BEGIN DATA SECTION

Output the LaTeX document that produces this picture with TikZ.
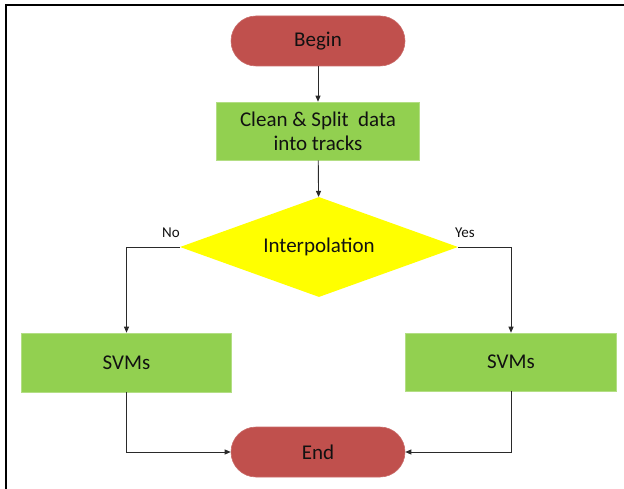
\documentclass[tikz,border=0pt]{standalone}
\usepackage{fontspec}
\setmainfont{Carlito}
\usetikzlibrary{shapes.geometric,arrows.meta}
\definecolor{termred}{HTML}{C0504D}
\definecolor{procgreen}{HTML}{92D050}
\definecolor{decyellow}{HTML}{FFFF00}
\definecolor{txt}{HTML}{111111}
\definecolor{linec}{HTML}{2A2A2A}
\begin{document}
\begin{tikzpicture}[x=1pt,y=-1pt,
  every node/.style={text=txt},
  term/.style={rectangle, rounded corners=25pt, fill=termred, draw=termred!85!white, line width=0.6pt, minimum width=174pt, minimum height=50pt, inner sep=0pt, font=\fontsize{21}{25}\selectfont},
  proc/.style={rectangle, fill=procgreen, draw=procgreen!70!white, line width=0.6pt, inner sep=0pt, font=\fontsize{21}{24}\selectfont, align=center},
  dec/.style={diamond, aspect=2.78, fill=decyellow, inner sep=0pt, minimum width=278pt, minimum height=100pt, font=\fontsize{21}{25}\selectfont},
  lbl/.style={inner sep=0pt, font=\fontsize{15}{18}\selectfont},
  arr/.style={draw=linec, line width=0.9pt, -{Triangle[length=6pt,width=5pt]}}
]
\useasboundingbox (0,0) rectangle (624,489);
\draw[line width=2pt, black] (6,489) -- (6,5) -- (624,5);

\node[term] (begin) at (318,41) {Begin};
\node[proc, minimum width=203pt, minimum height=58pt] (clean) at (318,131) {Clean \& Split\hspace{0.45em}data\\into tracks};
\node[dec] (decide) at (319,247) {Interpolation};
\node[proc, minimum width=210pt, minimum height=59pt] (svmL) at (126.5,362.5) {SVMs};
\node[proc, minimum width=211pt, minimum height=58pt] (svmR) at (511,362) {SVMs};
\node[term] (end) at (318,452) {End};

\node[lbl] (no) at (171,233) {No};
\node[lbl] (yes) at (465,233) {Yes};

\draw[arr] (begin) -- (clean);
\draw[arr] (clean) -- (decide);
\draw[arr] (decide.west) -| (svmL.north);
\draw[arr] (decide.east) -| (svmR.north);
\draw[arr] (svmL.south) |- (end.west);
\draw[arr] (svmR.south) |- (end.east);
\end{tikzpicture}
\end{document}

END DATA SECTION

» WORK TO DO: Repeat the data exactly, dropping every picture it holds.

» TASK SOLUTION:
Output the LaTeX document that produces this picture with TikZ.
\documentclass[tikz,border=0pt]{standalone}
\usepackage{fontspec}
\setmainfont{Carlito}
\usetikzlibrary{shapes.geometric,arrows.meta}
\definecolor{termred}{HTML}{C0504D}
\definecolor{procgreen}{HTML}{92D050}
\definecolor{decyellow}{HTML}{FFFF00}
\definecolor{txt}{HTML}{111111}
\definecolor{linec}{HTML}{2A2A2A}
\begin{document}
\begin{tikzpicture}[x=1pt,y=-1pt,
  every node/.style={text=txt},
  term/.style={rectangle, rounded corners=25pt, fill=termred, draw=termred!85!white, line width=0.6pt, minimum width=174pt, minimum height=50pt, inner sep=0pt, font=\fontsize{21}{25}\selectfont},
  proc/.style={rectangle, fill=procgreen, draw=procgreen!70!white, line width=0.6pt, inner sep=0pt, font=\fontsize{21}{24}\selectfont, align=center},
  dec/.style={diamond, aspect=2.78, fill=decyellow, inner sep=0pt, minimum width=278pt, minimum height=100pt, font=\fontsize{21}{25}\selectfont},
  lbl/.style={inner sep=0pt, font=\fontsize{15}{18}\selectfont},
  arr/.style={draw=linec, line width=0.9pt, -{Triangle[length=6pt,width=5pt]}}
]
\useasboundingbox (0,0) rectangle (624,489);
\draw[line width=2pt, black] (6,489) -- (6,5) -- (624,5);

\node[term] (begin) at (318,41) {Begin};
\node[proc, minimum width=203pt, minimum height=58pt] (clean) at (318,131) {Clean \& Split\hspace{0.45em}data\\into tracks};
\node[dec] (decide) at (319,247) {Interpolation};
\node[proc, minimum width=210pt, minimum height=59pt] (svmL) at (126.5,362.5) {SVMs};
\node[proc, minimum width=211pt, minimum height=58pt] (svmR) at (511,362) {SVMs};
\node[term] (end) at (318,452) {End};

\node[lbl] (no) at (171,233) {No};
\node[lbl] (yes) at (465,233) {Yes};

\draw[arr] (begin) -- (clean);
\draw[arr] (clean) -- (decide);
\draw[arr] (decide.west) -| (svmL.north);
\draw[arr] (decide.east) -| (svmR.north);
\draw[arr] (svmL.south) |- (end.west);
\draw[arr] (svmR.south) |- (end.east);
\end{tikzpicture}
\end{document}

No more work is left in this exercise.